The things I feel for this song are immense. His personal trials through this song and the uplifting spirit is exactly why I know what I want to do. You see, Lamar dropped this in a time where black people are suffering from immense pain. We are being killed for no reason, we are grappling with the fatal reality of antiblackness, but we are living. Now, this song is (I think) not specifically about that but the candid way in which he speaks about his feelings and struggles is so refreshing to see from a black person, a black man.

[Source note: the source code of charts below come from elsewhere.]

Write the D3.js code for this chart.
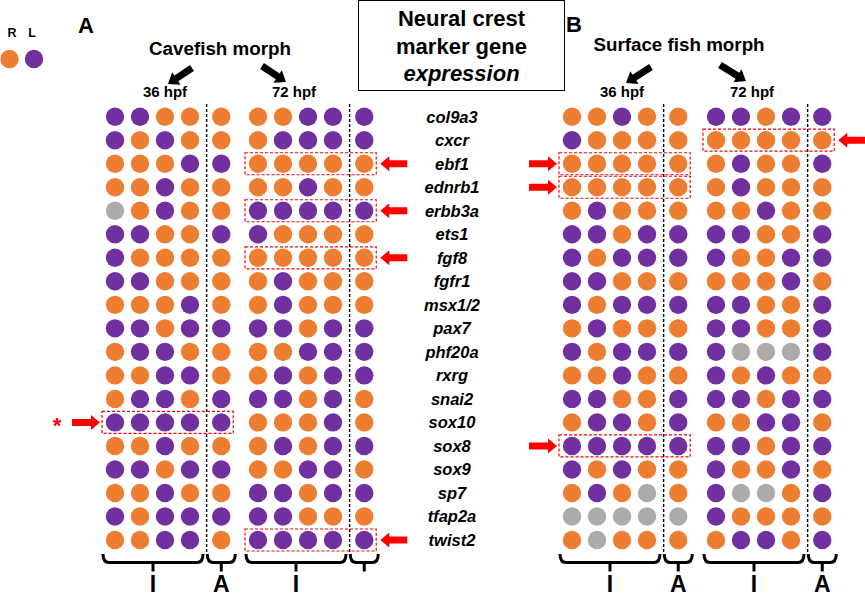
<!DOCTYPE html>
<html>
<head>
<meta charset="utf-8">
<script src="https://cdn.jsdelivr.net/npm/d3@7"></script>
<style>
  body { margin: 0; background: #fff; }
  svg { display: block; font-family: 'Liberation Sans', Arial, sans-serif; }
</style>
</head>
<body>
<svg id="chart" width="865" height="598"></svg>
<script>
// R = right (orange), L = left (purple), N = no call (grey)
// each string: 4 individual fish (I) then the pooled sample (A)
const genes = ['col9a3', 'cxcr', 'ebf1', 'ednrb1', 'erbb3a', 'ets1', 'fgf8', 'fgfr1', 'msx1/2',
  'pax7', 'phf20a', 'rxrg', 'snai2', 'sox10', 'sox8', 'sox9', 'sp7', 'tfap2a', 'twist2'];

const cave36 = ['LLRRR', 'LRLRR', 'RRRLL', 'RRLRR', 'NRLRR', 'LLRRL', 'LRRRR', 'LLRRR', 'RRRLR',
  'LLRLL', 'RLLRR', 'RRLLR', 'RLLRL', 'LLLLL', 'RRLRR', 'LLRLL', 'RRLRR', 'LRLLL', 'RRLLR'];
const cave72 = ['RRLLL', 'RLLLL', 'RRRRR', 'RRLRR', 'LLLLL', 'LRRRR', 'RRRRR', 'RLRRR', 'RLRRR',
  'LLRLL', 'RRLLL', 'RLRLL', 'LLRLR', 'RRRLR', 'RLRLL', 'RRLLR', 'LLRLL', 'LLRRR', 'LLLLL'];
const surf36 = ['RRLRR', 'LRRRR', 'RRRRR', 'RRRRR', 'RLRRR', 'LLRLL', 'LRLLL', 'LLRRR', 'LRLLL',
  'RLRRR', 'LRLLL', 'RRLRR', 'LLRRL', 'RLLRL', 'LLLLL', 'LRLRR', 'RLRNR', 'NNNNN', 'RNRRR'];
const surf72 = ['LLRLL', 'RRRRR', 'RLRRL', 'RLRRR', 'RRLRR', 'LLRRL', 'LRRLL', 'RRRLR', 'LLRRL',
  'LLRRL', 'LNNNL', 'LRLRR', 'LLRLL', 'RRLLR', 'LLRLL', 'LRRLR', 'LNNRL', 'LRRRR', 'RLLRL'];

// rows that keep the same side in every sample
const cave36Boxes = ['sox10'];
const cave72Boxes = ['ebf1', 'erbb3a', 'fgf8', 'twist2'];
const surf36Boxes = ['ebf1', 'ednrb1', 'sox8'];
const surf72Boxes = ['cxcr'];

const sideKeys = ['R', 'L', 'N'];
const groupLabels = ['I', 'A'];

const svg = d3.select('#chart');
const color = d3.scaleOrdinal().domain(sideKeys).range(['#ED7D31', '#7030A0', '#AEAAAA']);
const y = d3.scalePoint().domain(genes).range([116.7, 540]);

const blocks = [
  { data: cave36, boxes: cave36Boxes, x0: 115, arrow: 'left', labels: groupLabels },
  { data: cave72, boxes: cave72Boxes, x0: 258, arrow: 'right', labels: ['I', ''] },
  { data: surf36, boxes: surf36Boxes, x0: 572, arrow: 'left', labels: groupLabels },
  { data: surf72, boxes: surf72Boxes, x0: 716, arrow: 'right', labels: groupLabels }
];

// polygon for a block arrow from (x1,y1) to (x2,y2)
function arrowPath (x1, y1, x2, y2, shaft, head, headLen) {
  let dx = x2 - x1, dy = y2 - y1;
  let len = Math.hypot(dx, dy);
  let ux = dx / len, uy = dy / len;
  let px = -uy, py = ux;
  let nx = x2 - ux * headLen, ny = y2 - uy * headLen;
  let pts = [
    [x1 + px * shaft / 2, y1 + py * shaft / 2],
    [nx + px * shaft / 2, ny + py * shaft / 2],
    [nx + px * head / 2, ny + py * head / 2],
    [x2, y2],
    [nx - px * head / 2, ny - py * head / 2],
    [nx - px * shaft / 2, ny - py * shaft / 2],
    [x1 - px * shaft / 2, y1 - py * shaft / 2]
  ];
  return 'M' + pts.map(p => p.join(',')).join('L') + 'Z';
}

function bracketPath (x1, x2, top, line) {
  let xc = (x1 + x2) / 2;
  return 'M' + x1 + ',' + top + 'Q' + x1 + ',' + line + ' ' + (x1 + 6) + ',' + line +
    'L' + (x2 - 6) + ',' + line + 'Q' + x2 + ',' + line + ' ' + x2 + ',' + top +
    'M' + xc + ',' + line + 'L' + xc + ',' + (line + 9);
}

blocks.forEach(b => {
  // columns 0-3 are the individuals, the pooled column sits after a gap
  let x = d3.scaleLinear().domain([0, 3]).range([b.x0, b.x0 + 75]);
  let colIdx = [0, 1, 2, 3, 4.25];
  let xA = x(4.25);
  let g = svg.append('g');

  // dashed separator between I and A
  let xSep = (x(3) + xA) / 2 + 1;
  g.append('line')
    .attr('x1', xSep).attr('x2', xSep)
    .attr('y1', 104).attr('y2', 553)
    .attr('stroke', '#000').attr('stroke-width', 1.4)
    .attr('stroke-dasharray', '3,2');

  let cells = [];
  b.data.forEach((row, i) => {
    row.split('').forEach((s, j) => cells.push({ gene: genes[i], col: colIdx[j], side: s }));
  });
  g.selectAll('circle').data(cells).enter().append('circle')
    .attr('cx', d => x(d.col))
    .attr('cy', d => y(d.gene))
    .attr('r', 9.2)
    .attr('fill', d => color(d.side));

  // red highlight boxes + arrows
  let bx1 = x(0) - 13, bx2 = xA + 12;
  g.selectAll('rect.hl').data(b.boxes).enter().append('rect')
    .attr('class', 'hl')
    .attr('x', bx1).attr('y', d => y(d) - 11)
    .attr('width', bx2 - bx1).attr('height', 22)
    .attr('fill', 'none').attr('stroke', '#FF0000')
    .attr('stroke-width', 1.2).attr('stroke-dasharray', '3,2');

  g.selectAll('path.red').data(b.boxes).enter().append('path')
    .attr('class', 'red')
    .attr('fill', '#FF0000')
    .attr('d', d => b.arrow === 'left'
      ? arrowPath(bx1 - 30, y(d), bx1 - 2, y(d), 7, 15, 9)
      : arrowPath(bx2 + 31, y(d), bx2 + 4, y(d), 7, 15, 9));

  // brackets at the bottom
  let spans = [[x(0) - 12, x(3) + 13], [xA - 14, xA + 14]];
  spans.forEach((s, k) => {
    g.append('path')
      .attr('d', bracketPath(s[0], s[1], 554, 562.5))
      .attr('fill', 'none').attr('stroke', '#000').attr('stroke-width', 3);
    g.append('text')
      .attr('x', (s[0] + s[1]) / 2).attr('y', 592)
      .attr('text-anchor', 'middle')
      .attr('font-size', 23).attr('font-weight', 'bold')
      .text(b.labels[k]);
  });
});

// star next to the sox10 arrow in A
svg.append('text')
  .attr('x', 57).attr('y', y('sox10') + 11)
  .attr('text-anchor', 'middle')
  .attr('fill', '#FF0000').attr('font-size', 22).attr('font-weight', 'bold')
  .text('*');

// gene names
svg.append('g').selectAll('text').data(genes).enter().append('text')
  .attr('x', 452).attr('y', d => y(d))
  .attr('dy', '0.36em')
  .attr('text-anchor', 'middle')
  .attr('font-size', 16.5).attr('font-weight', 'bold').attr('font-style', 'italic')
  .text(d => d);

// legend
svg.selectAll('circle.leg').data(['R', 'L']).enter().append('circle')
  .attr('class', 'leg')
  .attr('cx', (d, i) => 9.5 + i * 24.5).attr('cy', 59)
  .attr('r', 9.2)
  .attr('fill', d => color(d));
svg.selectAll('text.leg').data(['R', 'L']).enter().append('text')
  .attr('class', 'leg')
  .attr('x', (d, i) => 12 + i * 20).attr('y', 37)
  .attr('text-anchor', 'middle')
  .attr('font-size', 12.5).attr('font-weight', 'bold')
  .text(d => d);

// title box
svg.append('rect')
  .attr('x', 358.5).attr('y', 0.5).attr('width', 206).attr('height', 90)
  .attr('fill', 'none').attr('stroke', '#000').attr('stroke-width', 1);
[['Neural crest', 26, 'normal'], ['marker gene', 54, 'normal'], ['expression', 81, 'italic']]
  .forEach(t => {
    svg.append('text')
      .attr('x', 461.5).attr('y', t[1])
      .attr('text-anchor', 'middle')
      .attr('font-size', 22).attr('font-weight', 'bold').attr('font-style', t[2])
      .text(t[0]);
  });

// panel headers
function header (letter, lx, ly, title, tx, ty, h36, h72) {
  svg.append('text').attr('x', lx).attr('y', ly)
    .attr('font-size', 22).attr('font-weight', 'bold').text(letter);
  svg.append('text').attr('x', tx).attr('y', ty)
    .attr('text-anchor', 'middle')
    .attr('font-size', 18.8).attr('font-weight', 'bold').text(title);
  [[h36, '36 hpf'], [h72, '72 hpf']].forEach(h => {
    svg.append('text').attr('x', h[0]).attr('y', 97)
      .attr('text-anchor', 'middle')
      .attr('font-size', 15).attr('font-weight', 'bold').text(h[1]);
  });
}
header('A', 78, 33, 'Cavefish morph', 220, 55, 165, 294);
header('B', 566, 32, 'Surface fish morph', 679, 51, 622, 752);

// black arrows pointing to each time point
[[192, 68, 168, 84], [262, 66, 286, 82], [651, 67, 626, 83], [720, 65, 746, 81]]
  .forEach(a => {
    svg.append('path')
      .attr('d', arrowPath(a[0], a[1], a[2], a[3], 7, 15, 10))
      .attr('fill', '#000');
  });
</script>
</body>
</html>
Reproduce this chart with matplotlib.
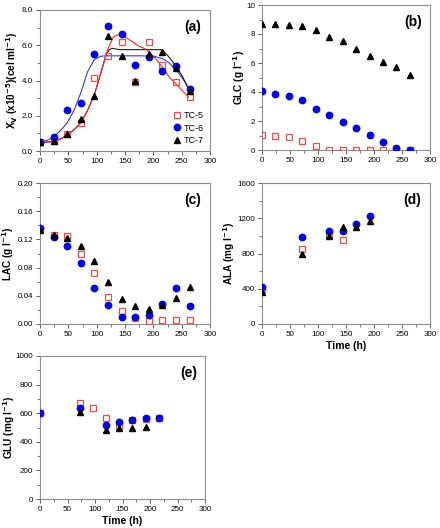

The trope that we need to be strong always and don’t suffer the ways others do harms us immensely. But letting that out, letting that pain free, and showing it through music, through art is so valuable. This video represents how this song makes me feel, how proud I am of him to create this, of being black. The video is gorgeous. It represents all life but specifically black life as we see the black women and children, the dark skin black people and men. I can never take for granted when we are shown positively but also just living. The good, the bad, the easy, the sensuality, the sensitivity, our everyday. We are not one thing, we contain multitudes and feel what others feel everyday. Live what you live, sometimes more but always assumed less. The lyrics hurt but they also help us continue on and the video expresses our ability to get free.

The song and the video are just so incredibly powerful and I am so glad to have watched this.

Stop, stop! We talkin’ about peace. A peace of yours, a peace of mine. A piece of mind. One nation under a groove.

everybody lookin’ at you crazy what you gon’ do? lift up your head and keep moving or let the paranoia haunt you? peace to fashion police, i wear my heart on my sleeve let the runway start you know the miserable do love company what do you want from me and my scars? everybody lack confidence, everybody lack confidence how many times my potential was anonymous? how many times the city making me promises? so i promise this: i love myself.

“I hit Top Dawg, I say ‘I wrote a record for the homies that’s in the penitentiary right now. I also wrote a record for these kids that come up to my show with these slashes on they wrist saying they don’t wanna live no more.’ If I say something this blatant, this bold, this simple, they can take reaction from that, they can lock your body, they can’t trap your mind for my homies that’s in the pen. For the people that’s outside they have something more to live for, it starts with yourself first, and you won’t be thinking all these negative things that’s completely corrupt in your brain.” (interview)

one day at a time the sun gon’ shine

“Director Alexandre Moors stated in an interview withRevolt that the whole video was inspired by Ernie Barnes‘ Sugar Shack and this scene was inspired by The Joker in The Dark Knight.” (rapgenius)


i went to war last night with an automatic weapon don’t nobody call a medic i’ma do it til’ i get it right i went to war last night, i’ve been dealing with depression ever since an adolescent duckin’ every other blessin’, i can never see the message, i could never take the lead, i could never bob and weave from a negative and letting them annilhate me and it’s evident i’m moving at a meteor speed finna run into a building, lay my body in the street keep my money in the ceiling, let my mama know i’m free give my story to the children and a lesson they can read and the glory to the feeling of the holy unseen seen enough make a motherfucker scream, “I LOVE MYSELF.”

i lost my head must have misread what the good book said oh woes be me, it’s a jungle inside give myself again til’ the well runs dry

Listen to the song, watch the video, read the lyrics.